Esperar o Verão, se houver

Levanto-me e sinto nos ossos o mesmo frio de ontem. Espreito a rua fronteira: chuva.
Cansa esta meteorologia austera. Desejo profundamente o sol. Mais: desejo profundamente o Verão, esse devir que já mereço, talvez, após tanta tristeza calendária.
Tenho muitas saudades das manhãs muito claras. Do calor excessivo que nos desperta as sedes e as gulas de víveres e amores. Da música alegre e das mangas arregaçadas. Dos vestidos leves e curtos que, em hipermercados e centros comerciais, sugerem nudezes secretas e próximas. Das múltiplas cores que os dias oferecem, como feiras gaiteiras, para ver e ser. Tenho muitas saudades do Verão.
Tem sido um tempo difícil, este tempo anterior ao Sol.
A minha biografia está sujeita aos ditames indignos da mercearia. Sou, como tantos contemporâneos amáveis, obrigado a aturar, a troco de euros funcionários, a mediocridade governante; os maus modos dos poderosos contextuais (que me exigem obediência ou recato); a má gramática de quem (apesar desse furúnculo vergonhoso) fala grosso e demasiado para cima de mim; a perda de esperança que testemunho nos cafés, nas ruas, nas escolas, nas casas dos portugueses; o desconforto de (ter de) conviver com merda em vez de inteligência e sensibilidade; a pena de os meus alunos terem futuro sem Verão; a dor de a cultura e a arte estarem (por toda a parte, meu Deus, por toda a parte!) às mãos de compadrios partidários e paroquiais; a tortura de o Inverno ter talvez aqui ficado para sempre.

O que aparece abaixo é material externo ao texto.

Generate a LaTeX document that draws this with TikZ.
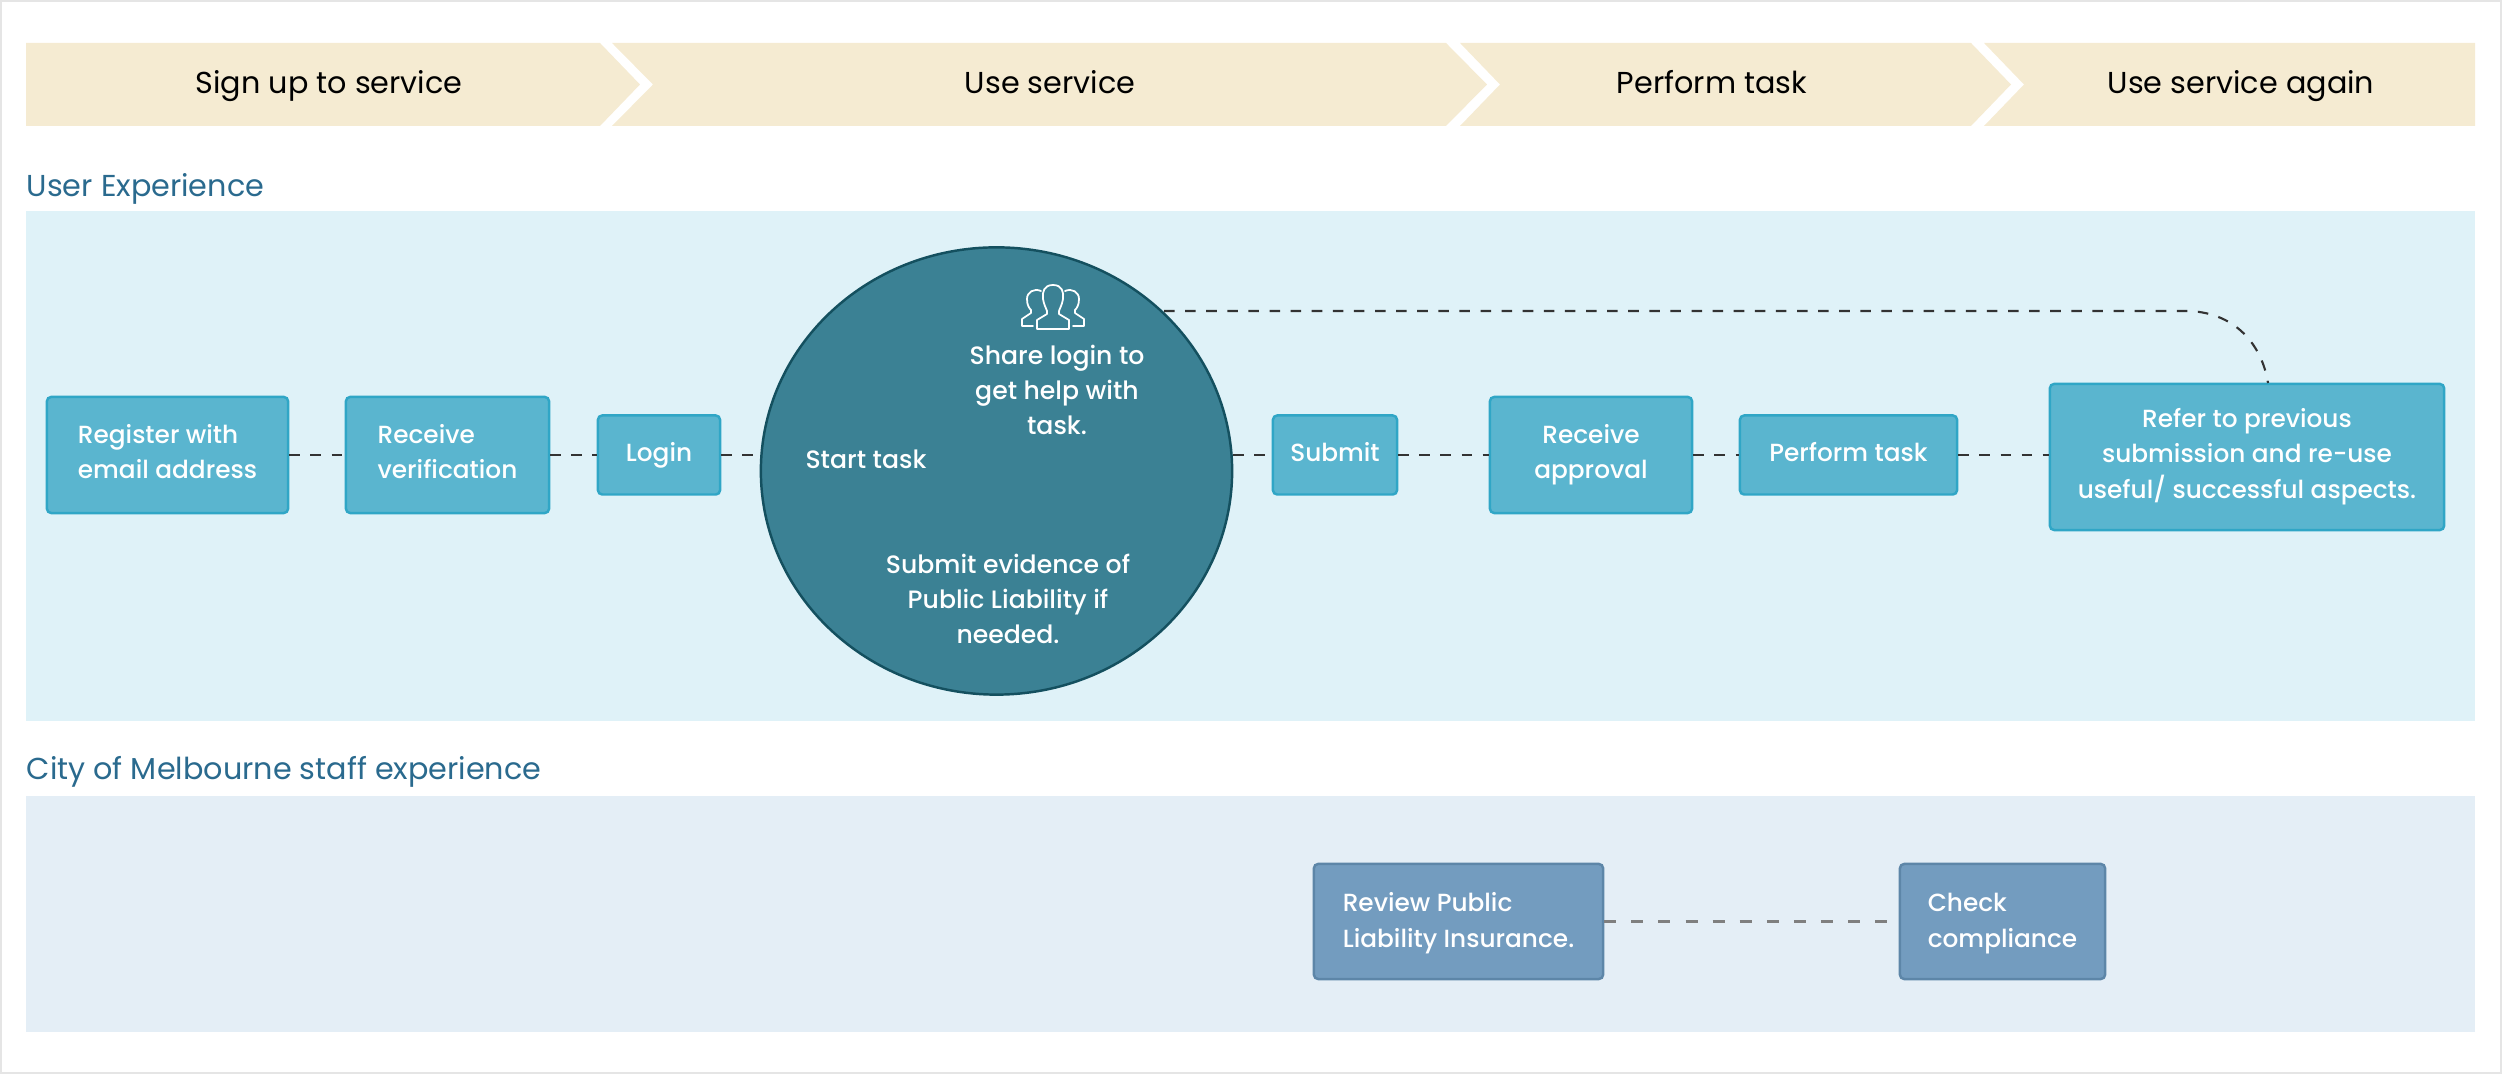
\documentclass[tikz,border=0pt]{standalone}
\usepackage{fontspec}
\setmainfont{Poppins}
\newfontfamily\medfont{Poppins Medium}
\usetikzlibrary{shapes.geometric}
\definecolor{bandc}{HTML}{F5EBD2}
\definecolor{panela}{HTML}{DFF2F8}
\definecolor{panelb}{HTML}{E4EEF6}
\definecolor{boxf}{HTML}{5AB5CF}
\definecolor{boxe}{HTML}{30A6C6}
\definecolor{stafff}{HTML}{739CBF}
\definecolor{staffe}{HTML}{5D86A8}
\definecolor{circf}{HTML}{3B8194}
\definecolor{circe}{HTML}{14505F}
\definecolor{titlec}{HTML}{2A6A8E}
\definecolor{dashc}{HTML}{333333}
\definecolor{dashg}{HTML}{7F7F7F}
\newcommand\tstrut{\rule{0pt}{7pt}}
\newcommand\bstrut[1]{\rule[-#1]{0pt}{#1}}
\tikzset{
  band/.style={fill=bandc,draw=none},
  bandlabel/.style={font=\fontsize{8.6}{11}\selectfont,text=black,inner sep=0pt,text height=7pt,text depth=2pt},
  sectiontitle/.style={font=\fontsize{8.6}{10}\selectfont,text=titlec,anchor=west,inner sep=0pt,text height=7pt,text depth=2pt},
  box/.style={rectangle,rounded corners=1.2pt,fill=boxf,draw=boxe,line width=0.7pt,text=white,inner sep=0pt,align=left,font=\medfont\fontsize{7.05}{10}\selectfont},
  staffbox/.style={box,fill=stafff,draw=staffe},
  circlabel/.style={text=white,inner sep=0pt,align=center,font=\medfont\fontsize{7.15}{10}\selectfont},
  link/.style={draw=dashc,line width=0.6pt,dash pattern=on 3pt off 3pt},
  stafflink/.style={draw=dashg,line width=0.6pt,dash pattern=on 3.4pt off 4.3pt},
  iconline/.style={draw=white,line width=0.5pt,line join=round,line cap=round}
}
\begin{document}
\begin{tikzpicture}[x=0.01cm,y=-0.01cm]
\useasboundingbox (0,0) rectangle (2502,1074);
\draw[draw=black!10,line width=0.6pt] (1,1) rectangle (2501,1073);
% bands
\fill[band] (26,43) -- (600,43) -- (640,84.5) -- (600,126) -- (26,126) -- cycle;
\fill[band] (612,43) -- (1446,43) -- (1487,84.5) -- (1446,126) -- (612,126) -- (653,84.5) -- cycle;
\fill[band] (1460,43) -- (1971,43) -- (2011,84.5) -- (1971,126) -- (1460,126) -- (1500,84.5) -- cycle;
\fill[band] (1984,43) -- (2475,43) -- (2475,126) -- (1984,126) -- (2024,84.5) -- cycle;
\node[bandlabel] (b1) at (329,85) {Sign up to service};
\node[bandlabel] (b2) at (1050,85) {Use service};
\node[bandlabel] (b3) at (1712,85) {Perform task};
\node[bandlabel] (b4) at (2241,85) {Use service again};
% panels
\node[sectiontitle] (t1) at (26,188) {User Experience};
\fill[panela] (26,211) rectangle (2475,721);
\node[sectiontitle] (t2) at (26,771) {City of Melbourne staff experience};
\fill[panelb] (26,796) rectangle (2475,1032);
% nodes
\node[box,minimum width=2.41cm,minimum height=1.16cm] (reg) at (167.5,455) {\tstrut Register with\\email address\bstrut{3.8pt}};
\node[box,minimum width=2.03cm,minimum height=1.16cm] (ver) at (447.5,455) {\tstrut Receive\\verification\bstrut{3.8pt}};
\node[box,minimum width=1.22cm,minimum height=0.79cm] (log) at (659,455) {\tstrut Login\bstrut{3.4pt}};
\node[ellipse,fill=circf,draw=circe,line width=0.7pt,minimum width=4.71cm,minimum height=4.47cm,inner sep=0pt] (circ) at (996.5,471) {};
\node[box,minimum width=1.24cm,minimum height=0.79cm] (sub) at (1335,455) {\tstrut Submit\bstrut{3.4pt}};
\node[box,align=center,minimum width=2.02cm,minimum height=1.16cm] (app) at (1591,455) {\tstrut Receive\\approval\bstrut{3.8pt}};
\node[box,minimum width=2.17cm,minimum height=0.79cm] (per) at (1848.5,455) {\tstrut Perform task\bstrut{3.4pt}};
\node[box,align=center,minimum width=3.94cm,minimum height=1.46cm] (ref) at (2247,457) {\tstrut Refer to previous\\submission and re-use\\useful/ successful aspects.\bstrut{3.6pt}};
\node[staffbox,minimum width=2.89cm,minimum height=1.15cm] (rev) at (1458.5,921.5) {\tstrut Review Public\\Liability Insurance.\bstrut{2.4pt}};
\node[staffbox,minimum width=2.05cm,minimum height=1.15cm] (chk) at (2002.5,921.5) {\tstrut Check\\compliance\bstrut{2.4pt}};
% circle labels
\node[circlabel] (c1) at (1057,390.5) {\tstrut Share login to\\get help with\\task.\bstrut{2pt}};
\node[circlabel] (c2) at (866,459.5) {\tstrut Start task\bstrut{2pt}};
\node[circlabel] (c3) at (1008,599.5) {\tstrut Submit evidence of\\Public Liability if\\needed.\bstrut{2pt}};
% icon
\draw[iconline] (1053,285) .. controls (1044,285) and (1042,292) .. (1043,299) .. controls (1044,305) and (1046,308) .. (1047,311) -- (1047,314) -- (1037,320) -- (1037,329) -- (1069,329) -- (1069,320) -- (1059,314) -- (1059,311) .. controls (1060,308) and (1062,305) .. (1063,299) .. controls (1064,292) and (1062,285) .. (1053,285) -- cycle;
\draw[iconline] (1041,291) .. controls (1034,288) and (1027,292) .. (1027,299) .. controls (1027,305) and (1029,308) .. (1031,310) -- (1031,313) -- (1022,319) -- (1022,326) -- (1033,326);
\draw[iconline] (1065,291) .. controls (1072,288) and (1079,292) .. (1079,299) .. controls (1079,305) and (1077,308) .. (1075,310) -- (1075,313) -- (1084,319) -- (1084,326) -- (1073,326);
% connectors
\coordinate (reftop) at (2268,383);
\coordinate (curvestart) at (1164,311);
\draw[link] (reg) -- (ver);
\draw[link] (ver) -- (log);
\draw[link] (log.east) -- (circ.west |- log.east);
\draw[link] (circ.east |- sub.west) -- (sub.west);
\draw[link] (sub) -- (app);
\draw[link] (app) -- (per);
\draw[link] (per.east) -- (ref.west |- per.east);
\draw[stafflink] (rev) -- (chk);
\draw[link] (curvestart) -- (2185,311) .. controls (2235,311) and (2262,345) .. (reftop);
\end{tikzpicture}
\end{document}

O Verão, senhores. Estou só à espera do Verão.


Ribeira de Pena, 09 de Março de 2013.
Joaquim Jorge Carvalho
[A imagem (da formosa série "Verão Azul") foi colhida - com a devida vénia - em http://www.portugalseries.net.]

4 comentários:

Anónimo disse...

Li, num livro de Mia Couto, um dito que - se não estou em erro - diz "chaminé que construísse em minha casa não seria para sair o fumo, mas para entrar o sol."
Quando o sol não existe, eu invento-o e, assim, sobrevivo melhor ao Inverno. Inventando o sol, a espera pelo Verão torna-se menos dolorosa.

Joaquim Jorge Carvalho disse...

Muito justo e muito bonito, caro(a) Amigo(a)! Obrigado pela visita.

luisinho disse...

caro professor,
Antes de mais parabéns pelo blog. Os seus textos são deliciosos, onde a critica mordaz e o sentido de revolta pelo estado em que se encontra o nosso país é bem notório. O sol e o verão há muito que nos foi tirado e este estado de invernia que nos tormenta e nos mantém num estado de depressão profunda e contínua fazem com que pelo menos as palavras sábias e saudáveis de quem sabe pensar nos fazem bem a alma e ao espírito. Bem haja professor por tudo. abraço

Joaquim Jorge Carvalho disse...

Abraço cúmplice & gratidão, caro Domingos!